Demand sensing as a discipline has codified the seven capabilities that move a brand from shipment-based to consumption-based forecasting (ToolsGroup demand sensing). The capabilities are not technical features. They are organisational ones: data freshness, signal weighting, exception management, scenario planning, S&OP connectivity, learning loops, and governance. Phase 3 is where you start building those capabilities deliberately rather than backing into them.

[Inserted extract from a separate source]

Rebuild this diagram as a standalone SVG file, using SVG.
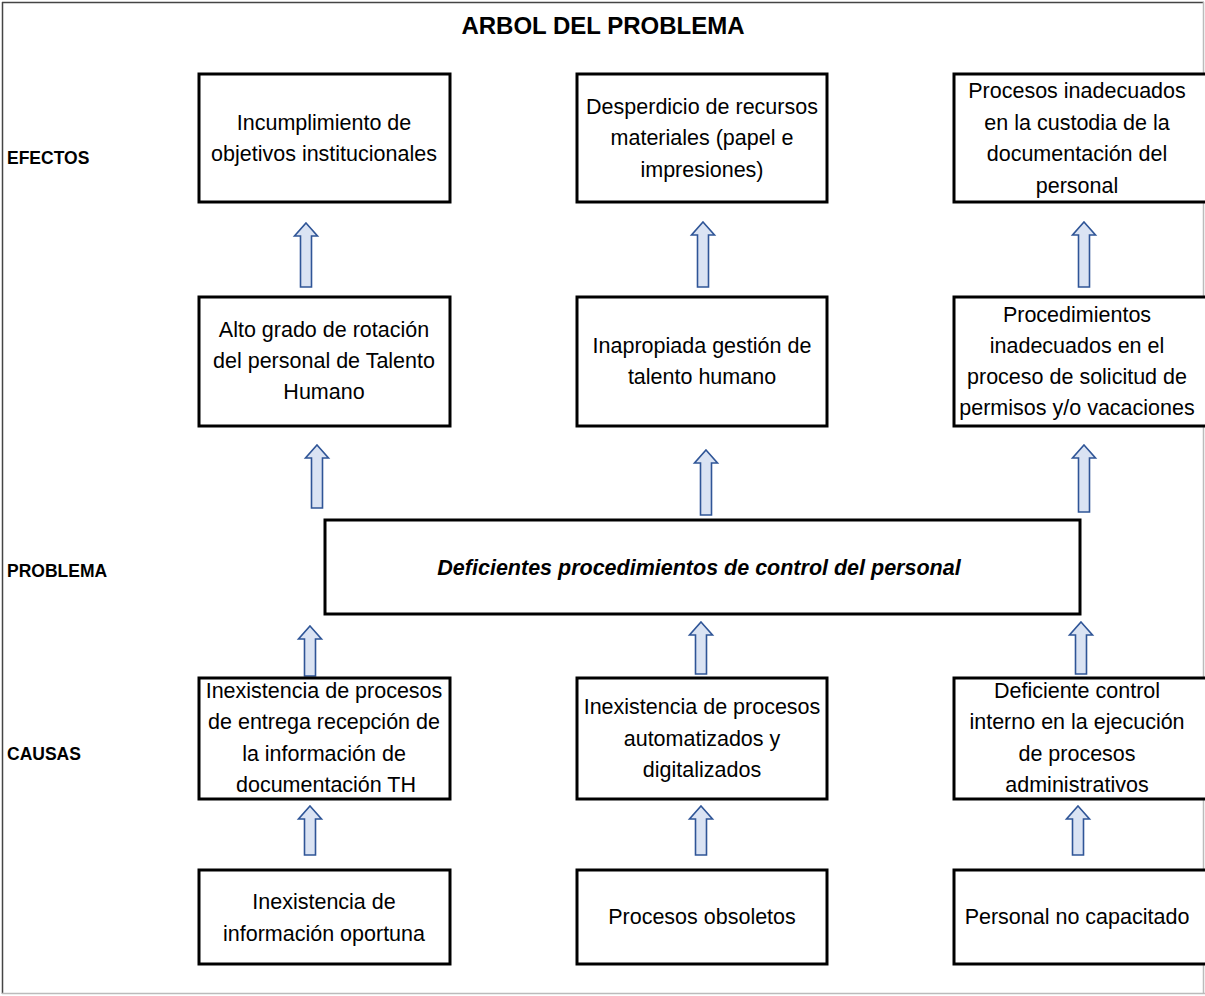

The S&OP cadence is the binding ring. Run a monthly Sales and Operations Planning meeting with three fixed agenda items. First, review last month's weighted MAPE at item-location. Second, review the variance between consumption-based and shipment-based forecasts for the next ninety days. Third, agree on the demand plan that goes into the supply plan. Sales presents demand. Supply confirms producibility. Finance signs off on the cash and inventory implications. The meeting takes ninety minutes and the discipline is non-negotiable. The output is a single demand plan that sales, supply, and finance all signed.

The macro trajectory is set. Gartner predicts that 70% of large organisations will adopt AI-based supply chain forecasting to predict future demand by 2030 (Gartner forecasting research). The brands that get there first are not the ones that bought the most expensive platform. They are the ones that built consumption-signal discipline into the input layer first, then layered AI on top of a clean signal stack. AI on top of shipment history is still AI on top of the bullwhip.

Phase 3 is also when you stop running the shipment-history forecast in parallel. Once the Consumption Signal Engine has produced a lower weighted MAPE for three consecutive months across more than 70% of your active SKU base, retire the shadow shipment forecast. Keep the historical numbers archived for variance analysis, not for decision-making.

The New North Star: Weighted MAPE at Item-Location

The metric you measure determines the discipline you get. The single most common forecasting failure mode in FMCG is reporting aggregate-level MAPE, the company-wide forecast accuracy number that gets quoted in the board pack, while running operations off item-location-level demand. The two numbers are not comparable. Aggregate MAPE flatters because high-volume SKUs absorb low-volume errors. A brand with 60% aggregate MAPE often has 35-40% MAPE on the long tail, and the long tail is where stock-outs and write-offs actually happen.

Weighted MAPE at item-location is the new north star. It is a SKU-store (or SKU-DC) level error metric, weighted by revenue or volume contribution, calculated monthly, and reviewed at S&OP. The exact formula is well documented across forecasting practitioners (Forecast accuracy benchmarks). The discipline is the harder part. It requires the demand planning team to defend a number that gets worse before it gets better, because you are now measuring at the level where the truth lives.

The before-and-after picture for brands that switch is consistent. Aggregate MAPE moves modestly, often from the high 50s to the high 60s. Weighted MAPE at item-location moves more sharply, frequently from the low 50s to the high 60s or low 70s. Stock-outs at retailer DCs drop by 15-25% over six months. Returns to the warehouse from retailer over-orders fall by a similar amount. The combined working capital effect for a $5M FMCG brand sits in the $150,000 to $400,000 range, recurring annually, with no software spend and no headcount addition.

That is the prize. Not a fancier algorithm, not a more polished dashboard, not a vendor logo on the supply chain deck. The prize is forecasts that match what consumers are actually doing, measured at the level where the operations team can act, reviewed in a cadence the whole business is signed up to. Build that, and the rest of the supply chain stops fighting the forecast and starts trusting it.